## TO DO
Only the pictures are omitted; repeat all other data exactly.

## DATASET EXTRACT
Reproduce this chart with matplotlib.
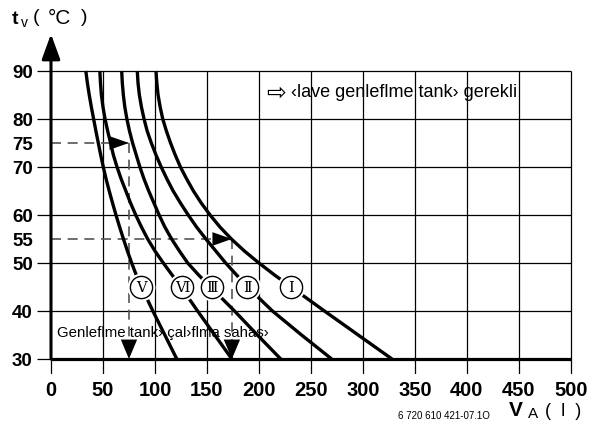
# Expansion vessel sizing chart: flow temperature vs. system volume
import matplotlib.pyplot as plt

temps = [90, 87.5, 85, 82.5, 80, 77.5, 75, 72.5, 70, 67.5, 65, 62.5, 60,
         57.5, 55, 52.5, 50, 47.5, 45, 42.5, 40, 35, 30]
vol_V = [33.5, 35, 36.8, 38.8, 41, 43.2, 45.5, 47.8, 50.3, 53, 56, 59.2, 62.5,
         66, 69.7, 73.5, 77.6, 82, 87, 92.5, 98, 109.5, 121]
vol_VI = [47, 47.6, 48.5, 50, 52, 54.5, 57.3, 60, 63.5, 67.5, 72, 76.5, 81.5,
          87, 93, 100, 108, 116.5, 125, 133, 141, 157.5, 174]
vol_III = [68, 68.6, 69.6, 71, 73, 75.5, 78.5, 82, 85.5, 89.5, 94, 99, 104,
           109.5, 116, 123.5, 131.5, 142, 153.5, 165, 176.5, 198.5, 221]
vol_II = [83, 83.7, 85, 87, 89.5, 92.5, 96.5, 101, 106, 111.5, 117.5, 124.5, 132,
          140, 149, 158.5, 168, 178.5, 189.5, 201, 213, 241, 270]
vol_I = [101, 101.8, 103, 105, 107.5, 111, 115, 119.5, 124.5, 130.5, 137, 144.5, 153,
         162.5, 173.5, 186, 200, 215, 231, 247, 263, 295.5, 328]
curves = [vol_V, vol_VI, vol_III, vol_II, vol_I]

label_names = ['Ⅴ', 'Ⅵ', 'Ⅲ', 'Ⅱ', 'Ⅰ']
label_x = [87, 126, 155, 189, 231]
label_t = 45

x_ticks = [0, 50, 100, 150, 200, 250, 300, 350, 400, 450, 500]
y_ticks = [30, 40, 50, 55, 60, 70, 75, 80, 90]
grid_t = [40, 50, 60, 70, 80, 90]

# dashed reading examples (temperature -> volume)
ex_t = [75, 55]
ex_v = [75, 174]

plt.rcParams['font.family'] = ['Liberation Sans', 'DejaVu Sans']

fig = plt.figure(figsize=(5.92, 4.31), dpi=100)
W, H = 592, 431
ax = fig.add_axes([37 / W, 1 - 375 / H, (576 - 37) / W, (375 - 35) / H])
ax.set_xlim(-13.46, 505)
ax.set_ylim(26.875, 97.7)
for s in ax.spines.values():
    s.set_visible(False)

# grid
ax.hlines(grid_t, -13.46, 500, color='k', lw=0.9, zorder=1)
ax.hlines(30, -13.46, 0, color='k', lw=0.9, zorder=1)
ax.vlines(x_ticks[1:], 26.875, 90, color='k', lw=0.9, zorder=1)
ax.vlines(0, 26.875, 30, color='k', lw=0.9, zorder=1)

# axes lines
ax.plot([0, 500], [30, 30], color='k', lw=2.3, solid_capstyle='butt', zorder=3)
ax.annotate('', xy=(0, 97.7), xytext=(0, 30),
            arrowprops=dict(arrowstyle='-|>,head_length=1.1,head_width=0.4',
                            lw=2.2, color='k', mutation_scale=14,
                            shrinkA=0, shrinkB=0), zorder=3)

ax.set_xticks(x_ticks)
ax.set_yticks(y_ticks)
ax.tick_params(length=0)
ax.tick_params(axis='x', pad=4, labelsize=14.5)
ax.tick_params(axis='y', pad=3, labelsize=13.5)
for lab in ax.get_xticklabels() + ax.get_yticklabels():
    lab.set_fontweight('bold')

# dashed example lines
dash_col = '#555555'
for t, v in zip(ex_t, ex_v):
    ax.plot([0, v], [t, t], color=dash_col, lw=1.2, ls=(0, (6, 4)), zorder=2)
    ax.plot([v, v], [t, 30], color=dash_col, lw=1.2, ls=(0, (6, 4)), zorder=2)
    ax.annotate('', xy=(v, t), xytext=(v - 14, t),
                arrowprops=dict(arrowstyle='-|>,head_length=1.0,head_width=0.35',
                                color='k', lw=0, mutation_scale=14,
                                shrinkA=0, shrinkB=0), zorder=4)
    ax.annotate('', xy=(v, 30), xytext=(v, 33.2),
                arrowprops=dict(arrowstyle='-|>,head_length=1.0,head_width=0.42',
                                color='k', lw=0, mutation_scale=14,
                                shrinkA=0, shrinkB=0), zorder=4)

# curves
for vols in curves:
    ax.plot(vols, temps, color='k', lw=2.4, solid_capstyle='butt',
            solid_joinstyle='round', zorder=3)

# curve labels in circles
ax.plot(label_x, [label_t] * 5, 'o', ms=20, mfc='w', mec='w', mew=0, zorder=5)
ax.plot(label_x, [label_t] * 5, 'o', ms=16, mfc='w', mec='k', mew=1.0, zorder=6)
for x, name in zip(label_x, label_names):
    ax.text(x, label_t, name, ha='center', va='center', fontsize=10.5,
            family=['DejaVu Serif', 'DejaVu Sans'], zorder=7)

# annotations
ax.text(207, 85.7, '⇨', fontsize=17, family='DejaVu Sans', ha='left', va='center',
        zorder=2)
ax.text(231, 85.7, '‹lave genleflme tank› gerekli', fontsize=13, ha='left',
        va='center', zorder=2)
ax.text(6, 35.6, 'Genleflme tank› çal›flma sahas›', fontsize=10.8, ha='left',
        va='center', zorder=2)

# axis titles
fig.text(12 / W, 1 - 19 / H, 't', fontsize=14, fontweight='bold', ha='left', va='center')
fig.text(21 / W, 1 - 23 / H, 'v', fontsize=10, ha='left', va='center')
fig.text(33 / W, 1 - 18 / H, '(', fontsize=14, ha='left', va='center')
fig.text(48 / W, 1 - 18 / H, '°C', fontsize=15, ha='left', va='center')
fig.text(81 / W, 1 - 18 / H, ')', fontsize=14, ha='left', va='center')

fig.text(509 / W, 1 - 411 / H, 'V', fontsize=15, fontweight='bold', ha='left', va='center')
fig.text(528 / W, 1 - 414 / H, 'A', fontsize=11, ha='left', va='center')
fig.text(545 / W, 1 - 412 / H, '(  l  )', fontsize=13, ha='left', va='center')
fig.text(398 / W, 1 - 416 / H, '6 720 610 421-07.1O', fontsize=7, ha='left', va='center')

fig.savefig('out.png', dpi=100)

## EXPECTED ANSWER
Reproduce this chart with matplotlib.
# Expansion vessel sizing chart: flow temperature vs. system volume
import matplotlib.pyplot as plt

temps = [90, 87.5, 85, 82.5, 80, 77.5, 75, 72.5, 70, 67.5, 65, 62.5, 60,
         57.5, 55, 52.5, 50, 47.5, 45, 42.5, 40, 35, 30]
vol_V = [33.5, 35, 36.8, 38.8, 41, 43.2, 45.5, 47.8, 50.3, 53, 56, 59.2, 62.5,
         66, 69.7, 73.5, 77.6, 82, 87, 92.5, 98, 109.5, 121]
vol_VI = [47, 47.6, 48.5, 50, 52, 54.5, 57.3, 60, 63.5, 67.5, 72, 76.5, 81.5,
          87, 93, 100, 108, 116.5, 125, 133, 141, 157.5, 174]
vol_III = [68, 68.6, 69.6, 71, 73, 75.5, 78.5, 82, 85.5, 89.5, 94, 99, 104,
           109.5, 116, 123.5, 131.5, 142, 153.5, 165, 176.5, 198.5, 221]
vol_II = [83, 83.7, 85, 87, 89.5, 92.5, 96.5, 101, 106, 111.5, 117.5, 124.5, 132,
          140, 149, 158.5, 168, 178.5, 189.5, 201, 213, 241, 270]
vol_I = [101, 101.8, 103, 105, 107.5, 111, 115, 119.5, 124.5, 130.5, 137, 144.5, 153,
         162.5, 173.5, 186, 200, 215, 231, 247, 263, 295.5, 328]
curves = [vol_V, vol_VI, vol_III, vol_II, vol_I]

label_names = ['Ⅴ', 'Ⅵ', 'Ⅲ', 'Ⅱ', 'Ⅰ']
label_x = [87, 126, 155, 189, 231]
label_t = 45

x_ticks = [0, 50, 100, 150, 200, 250, 300, 350, 400, 450, 500]
y_ticks = [30, 40, 50, 55, 60, 70, 75, 80, 90]
grid_t = [40, 50, 60, 70, 80, 90]

# dashed reading examples (temperature -> volume)
ex_t = [75, 55]
ex_v = [75, 174]

plt.rcParams['font.family'] = ['Liberation Sans', 'DejaVu Sans']

fig = plt.figure(figsize=(5.92, 4.31), dpi=100)
W, H = 592, 431
ax = fig.add_axes([37 / W, 1 - 375 / H, (576 - 37) / W, (375 - 35) / H])
ax.set_xlim(-13.46, 505)
ax.set_ylim(26.875, 97.7)
for s in ax.spines.values():
    s.set_visible(False)

# grid
ax.hlines(grid_t, -13.46, 500, color='k', lw=0.9, zorder=1)
ax.hlines(30, -13.46, 0, color='k', lw=0.9, zorder=1)
ax.vlines(x_ticks[1:], 26.875, 90, color='k', lw=0.9, zorder=1)
ax.vlines(0, 26.875, 30, color='k', lw=0.9, zorder=1)

# axes lines
ax.plot([0, 500], [30, 30], color='k', lw=2.3, solid_capstyle='butt', zorder=3)
ax.annotate('', xy=(0, 97.7), xytext=(0, 30),
            arrowprops=dict(arrowstyle='-|>,head_length=1.1,head_width=0.4',
                            lw=2.2, color='k', mutation_scale=14,
                            shrinkA=0, shrinkB=0), zorder=3)

ax.set_xticks(x_ticks)
ax.set_yticks(y_ticks)
ax.tick_params(length=0)
ax.tick_params(axis='x', pad=4, labelsize=14.5)
ax.tick_params(axis='y', pad=3, labelsize=13.5)
for lab in ax.get_xticklabels() + ax.get_yticklabels():
    lab.set_fontweight('bold')

# dashed example lines
dash_col = '#555555'
for t, v in zip(ex_t, ex_v):
    ax.plot([0, v], [t, t], color=dash_col, lw=1.2, ls=(0, (6, 4)), zorder=2)
    ax.plot([v, v], [t, 30], color=dash_col, lw=1.2, ls=(0, (6, 4)), zorder=2)
    ax.annotate('', xy=(v, t), xytext=(v - 14, t),
                arrowprops=dict(arrowstyle='-|>,head_length=1.0,head_width=0.35',
                                color='k', lw=0, mutation_scale=14,
                                shrinkA=0, shrinkB=0), zorder=4)
    ax.annotate('', xy=(v, 30), xytext=(v, 33.2),
                arrowprops=dict(arrowstyle='-|>,head_length=1.0,head_width=0.42',
                                color='k', lw=0, mutation_scale=14,
                                shrinkA=0, shrinkB=0), zorder=4)

# curves
for vols in curves:
    ax.plot(vols, temps, color='k', lw=2.4, solid_capstyle='butt',
            solid_joinstyle='round', zorder=3)

# curve labels in circles
ax.plot(label_x, [label_t] * 5, 'o', ms=20, mfc='w', mec='w', mew=0, zorder=5)
ax.plot(label_x, [label_t] * 5, 'o', ms=16, mfc='w', mec='k', mew=1.0, zorder=6)
for x, name in zip(label_x, label_names):
    ax.text(x, label_t, name, ha='center', va='center', fontsize=10.5,
            family=['DejaVu Serif', 'DejaVu Sans'], zorder=7)

# annotations
ax.text(207, 85.7, '⇨', fontsize=17, family='DejaVu Sans', ha='left', va='center',
        zorder=2)
ax.text(231, 85.7, '‹lave genleflme tank› gerekli', fontsize=13, ha='left',
        va='center', zorder=2)
ax.text(6, 35.6, 'Genleflme tank› çal›flma sahas›', fontsize=10.8, ha='left',
        va='center', zorder=2)

# axis titles
fig.text(12 / W, 1 - 19 / H, 't', fontsize=14, fontweight='bold', ha='left', va='center')
fig.text(21 / W, 1 - 23 / H, 'v', fontsize=10, ha='left', va='center')
fig.text(33 / W, 1 - 18 / H, '(', fontsize=14, ha='left', va='center')
fig.text(48 / W, 1 - 18 / H, '°C', fontsize=15, ha='left', va='center')
fig.text(81 / W, 1 - 18 / H, ')', fontsize=14, ha='left', va='center')

fig.text(509 / W, 1 - 411 / H, 'V', fontsize=15, fontweight='bold', ha='left', va='center')
fig.text(528 / W, 1 - 414 / H, 'A', fontsize=11, ha='left', va='center')
fig.text(545 / W, 1 - 412 / H, '(  l  )', fontsize=13, ha='left', va='center')
fig.text(398 / W, 1 - 416 / H, '6 720 610 421-07.1O', fontsize=7, ha='left', va='center')

fig.savefig('out.png', dpi=100)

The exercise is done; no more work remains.